Personal details
- Born: December 11, 1938 London, Ontario, Canada
- Died: June 28, 2008 (aged 69) Benicia, California, U.S.
- Party: Libertarian Party of Canada

= Vince Miller =

Canadian libertarian (1938–2008)

Vince Miller (Dec. 11, 1938 – June 28, 2008) was a Canadian libertarian who was one of the founders of the Libertarian Party of Canada in 1975, and later founded Libertarian International in 1980, which by 1989 had merged with Society for Individual Liberty to create the International Society for Individual Liberty (ISIL). Born in Ontario, Miller was the editor of the Libertarian Party of Canada's magazine Libertarian Option.

==Early years==

According to Jeff Riggenbach, Miller was basically “apolitical for the first three decades of his life,” and spent his time “running, playing the guitar, and getting rich in business.” That changed in 1971 after meeting Marshall Bruce Evoy, who had been an official business representative for the Nathaniel Branden Institute in Toronto.” Thereafter, Miller got involved in political elections as a candidate for parliament and later was elected to president of the LP of Canada.
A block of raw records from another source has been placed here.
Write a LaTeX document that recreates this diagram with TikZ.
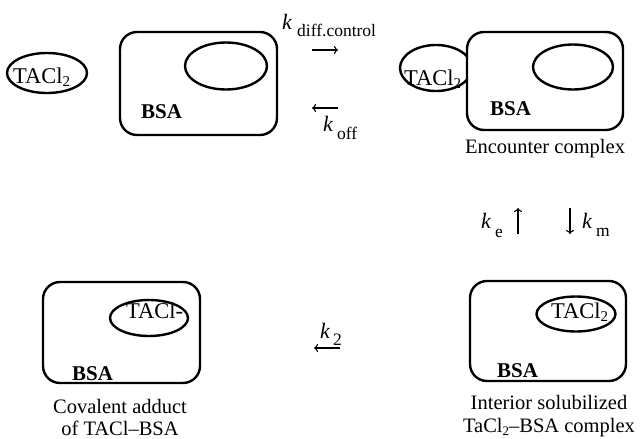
\documentclass[tikz,border=0pt]{standalone}
\usepackage{fontspec}
\setmainfont{Liberation Serif}
\usetikzlibrary{shapes.geometric,arrows.meta}

% lowered subscript in text
\newcommand{\lowidx}[2][15]{\raisebox{-0.35ex}{\fontsize{#1}{#1}\selectfont #2}}

\tikzset{
  protein/.style={draw, line width=2.4pt, rounded corners=17pt, fill=white,
    inner sep=0pt},
  pocket/.style={draw, ellipse, line width=2.4pt, inner sep=0pt},
  lbl/.style={font=\fontsize{22.5}{24}\selectfont, inner sep=0pt, anchor=base west},
  bsa/.style={font=\fontsize{21}{24}\selectfont\bfseries, inner sep=0pt, anchor=base west},
  captext/.style={font=\fontsize{20.5}{24}\selectfont, inner sep=0pt, anchor=base},
  kk/.style={font=\fontsize{22}{24}\selectfont\itshape, inner sep=0pt, anchor=base west},
  ksub/.style={font=\fontsize{17.5}{20}\selectfont, inner sep=0pt, anchor=base west},
  rxn/.style={line width=1.1pt, -{To[length=4pt,width=8pt]}}
}

\begin{document}
\begin{tikzpicture}[x=1pt,y=-1pt]
\useasboundingbox (0,0) rectangle (641,439);

% free TACl2
\node[pocket, minimum width=80pt, minimum height=40pt] (free) at (47,73) {};
\node[lbl] (freet) at (13,83) {TACl\lowidx{2}};

% free BSA with its empty pocket
\node[protein, minimum width=157pt, minimum height=103pt] (bsa1) at (198.5,83.5) {};
\node[pocket, minimum width=82pt, minimum height=47pt] (pk1) at (226,66) {};
\node[bsa] (bsa1t) at (141,118) {BSA};

% forward / reverse binding
\node[kk] (kdiff) at (282,29) {k};
\node[ksub] (kdiffs) at (297,37) {diff.control};
\coordinate (f1) at (312,50);
\coordinate (f2) at (338,50);
\draw[rxn] (f1) -- (f2);
\coordinate (r1) at (338,108);
\coordinate (r2) at (312,108);
\draw[rxn] (r1) -- (r2);
\node[kk] (koff) at (323,131) {k};
\node[ksub] (koffs) at (337,139) {off};

% encounter complex
\node[pocket, minimum width=72pt, minimum height=46pt] (enc) at (436,68) {};
\node[protein, minimum width=156pt, minimum height=98pt] (bsa2) at (545,81) {};
\node[pocket, minimum width=80pt, minimum height=45pt] (pk2) at (573,67) {};
\node[lbl] (enct) at (404,85) {TACl\lowidx{2}};
\node[bsa] (bsa2t) at (490,115) {BSA};
\node[captext] (capenc) at (545,153) {Encounter complex};

% entry / exit of the pocket
\node[kk] (ke) at (481,228) {k};
\node[ksub] (kes) at (495,237) {e};
\coordinate (u1) at (518,234);
\coordinate (u2) at (518,208);
\draw[rxn] (u1) -- (u2);
\coordinate (d1) at (570,208);
\coordinate (d2) at (570,234);
\draw[rxn] (d1) -- (d2);
\node[kk] (km) at (582,228) {k};
\node[ksub] (kms) at (596,236) {m};

% interior solubilized complex
\node[protein, minimum width=156pt, minimum height=100pt] (bsa4) at (548,331) {};
\node[pocket, minimum width=79pt, minimum height=35pt] (pk4) at (576,314) {};
\node[lbl] (pk4t) at (551,318) {TACl\lowidx{2}};
\node[bsa] (bsa4t) at (497,377) {BSA};
\node[captext] (capint1) at (549,409) {Interior solubilized};
\node[captext] (capint2) at (549,432) {TaCl\lowidx[13]{2}--BSA complex};

% covalent step
\node[kk] (k2) at (320,338) {k};
\node[ksub] (k2s) at (333,345) {2};
\coordinate (c1) at (340,348);
\coordinate (c2) at (314,348);
\draw[rxn] (c1) -- (c2);

% covalent adduct
\node[protein, minimum width=157pt, minimum height=101pt] (bsa3) at (121.5,332.5) {};
\node[pocket, minimum width=78pt, minimum height=36pt] (pk3) at (149,318) {};
\node[lbl] (pk3t) at (126,318) {TACl-};
\node[bsa] (bsa3t) at (72,380) {BSA};
\node[captext] (capcov1) at (120,413) {Covalent adduct};
\node[captext] (capcov2) at (120,435) {of TACl--BSA};
\end{tikzpicture}
\end{document}
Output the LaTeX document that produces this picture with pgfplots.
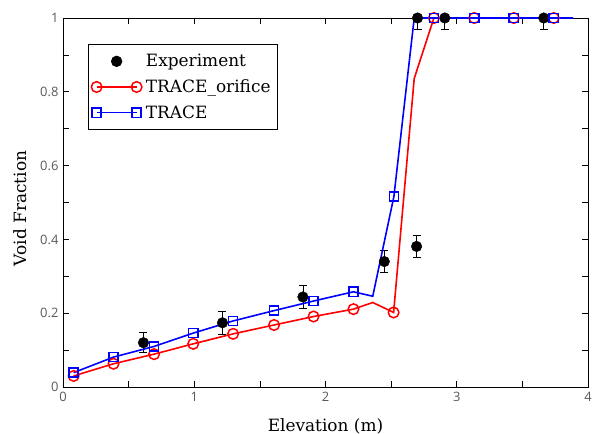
\documentclass[border=0pt]{standalone}
\usepackage{pgfplots}
\pgfplotsset{compat=1.18}
\usepackage{fontspec}
\setmainfont{DejaVu Serif}
\newfontfamily\tickfont{Open Sans}

\pgfplotstableread{
x y
0.081 0.039
0.385 0.081
0.694 0.110
0.992 0.146
1.296 0.179
1.608 0.207
1.909 0.233
2.213 0.258
2.360 0.246
2.521 0.516
2.676 1.000
2.826 1.000
3.133 1.000
3.435 1.000
3.739 1.000
3.887 1.000
}\trace

\pgfplotstableread{
x y
0.081 0.030
0.385 0.063
0.694 0.089
0.992 0.117
1.296 0.144
1.608 0.168
1.909 0.191
2.213 0.211
2.360 0.229
2.519 0.202
2.676 0.836
2.826 1.000
3.133 1.000
3.435 1.000
3.739 1.000
3.887 1.000
}\orifice

\pgfplotstableread{
x y eplus eminus
0.613 0.120 0.027 0.027
1.215 0.174 0.031 0.031
1.828 0.244 0.031 0.031
2.448 0.340 0.030 0.030
2.694 0.381 0.030 0.030
2.701 1.000 0.000 0.030
2.909 1.000 0.000 0.030
3.663 1.000 0.000 0.030
}\experiment

\pgfplotsset{
  twomarkleg/.style={legend image code/.code={\draw[##1, line width=1.6bp] plot coordinates {(0bp,0bp) (40bp,0bp)};}},
  dotleg/.style={legend image code/.code={\path (0bp,0bp) (40bp,0bp); \draw[##1] plot coordinates {(20bp,0bp)};}}
}

\begin{document}
\begin{tikzpicture}
\begin{axis}[name=ax, scale only axis, width=525bp, height=369bp,
  xmin=0, xmax=4, ymin=0, ymax=1,
  xtick={0,1,2,3,4}, minor xtick={0.5,1.5,2.5,3.5},
  ytick={0,0.2,0.4,0.6,0.8,1}, minor ytick={0.1,0.3,0.5,0.7,0.9},
  tick align=inside, major tick length=6bp, minor tick length=6bp,
  tick style={black, line width=0.7bp},
  axis line style={line width=0.9bp},
  /pgf/number format/assume math mode=true,
  tick label style={font=\tickfont\fontsize{13}{13}\selectfont, text=black!65},
  xticklabel style={yshift=-2bp},
  yticklabel style={xshift=-1bp},
  xlabel={Elevation (m)}, ylabel={Void Fraction},
  label style={font=\fontsize{17}{17}\selectfont},
  xlabel style={at={(axis description cs:0.5,0)}, anchor=base, yshift=-44bp},
  ylabel style={at={(axis description cs:0,0.5)}, anchor=base, xshift=-6bp, yshift=36bp},
  legend style={at={(axis description cs:0.0476,0.9295)}, anchor=north west,
    font=\fontsize{17}{17}\selectfont, draw=black, line width=0.7bp,
    inner xsep=3bp, inner ysep=8bp, row sep=7.5bp, cells={anchor=west},
    nodes={inner xsep=4bp}},
  legend cell align=left,
]
\addplot[only marks, mark=*, mark size=5.3bp, black, dotleg,
  error bars/.cd, y dir=both, y explicit,
  error bar style={black, line width=0.7bp},
  error mark options={rotate=90, mark size=4bp, black, line width=0.7bp}]
  table[x=x, y=y, y error plus=eplus, y error minus=eminus] {\experiment};
\addlegendentry{Experiment}
\addplot[red, line width=1.6bp, mark=o, mark size=5.3bp,
  mark options={line width=1.5bp, fill=none},
  mark indices={1,2,3,4,5,6,7,8,10,12,13,14,15}, twomarkleg]
  table[x=x, y=y] {\orifice};
\addlegendentry{TRACE\_orifice}
\addplot[blue, line width=1.6bp, mark=square, mark size=4.6bp,
  mark options={line width=1.5bp, fill=none},
  mark indices={1,2,3,4,5,6,7,8,10,12,13,14,15}, twomarkleg]
  table[x=x, y=y] {\trace};
\addlegendentry{TRACE}
\end{axis}
\pgfresetboundingbox
\path ([xshift=-63bp,yshift=-47bp]ax.south west) rectangle ([xshift=6bp,yshift=18bp]ax.north east);
\end{tikzpicture}
\end{document}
Meanwhile, he learned the typesetting and printing trade to get into the printing business while working briefly in the late 1970s as editor of a magazine for Roger MacBride, the Libertarian Party presidential candidate in 1976. Determined to spread the libertarian message to nations across the globe, Miller established the nonprofit Libertarian International in 1980, and finally set up his first Libertarian International conference in 1982 in Switzerland.

== The ISIL years ==

After the merge, Miller made ISIL the centerpiece of his life, published the newsletter and magazine Freedom News Network (FNN), arranged a yearly international conference that emphasized scholarships for college students, solicited Jarret Wollstein to write more pamphlets (totaling 38 separate titles), and rescued and revitalized the Laissez Faire Books mail-order business. From 1982 to 2008, Miller and James Elwood organized 25 world conferences, mostly located in Europe, North and Central America and Africa, which included such notable personalities as Nobel laureate Milton Friedman. Miller was instrumental in translating a number of books into foreign languages, including Ken Schoolland’s The Adventures of Jonathan Gullible: A Free Market Odyssey, Ayn Rand’s Anthem, Karl Hess’s Capitalism for Kids, Frances Kendall's Super Parents Super Children and Mary Ruwart’s Healing Our World.

Vince Miller died in a hospital while in a coma from Valley Fever.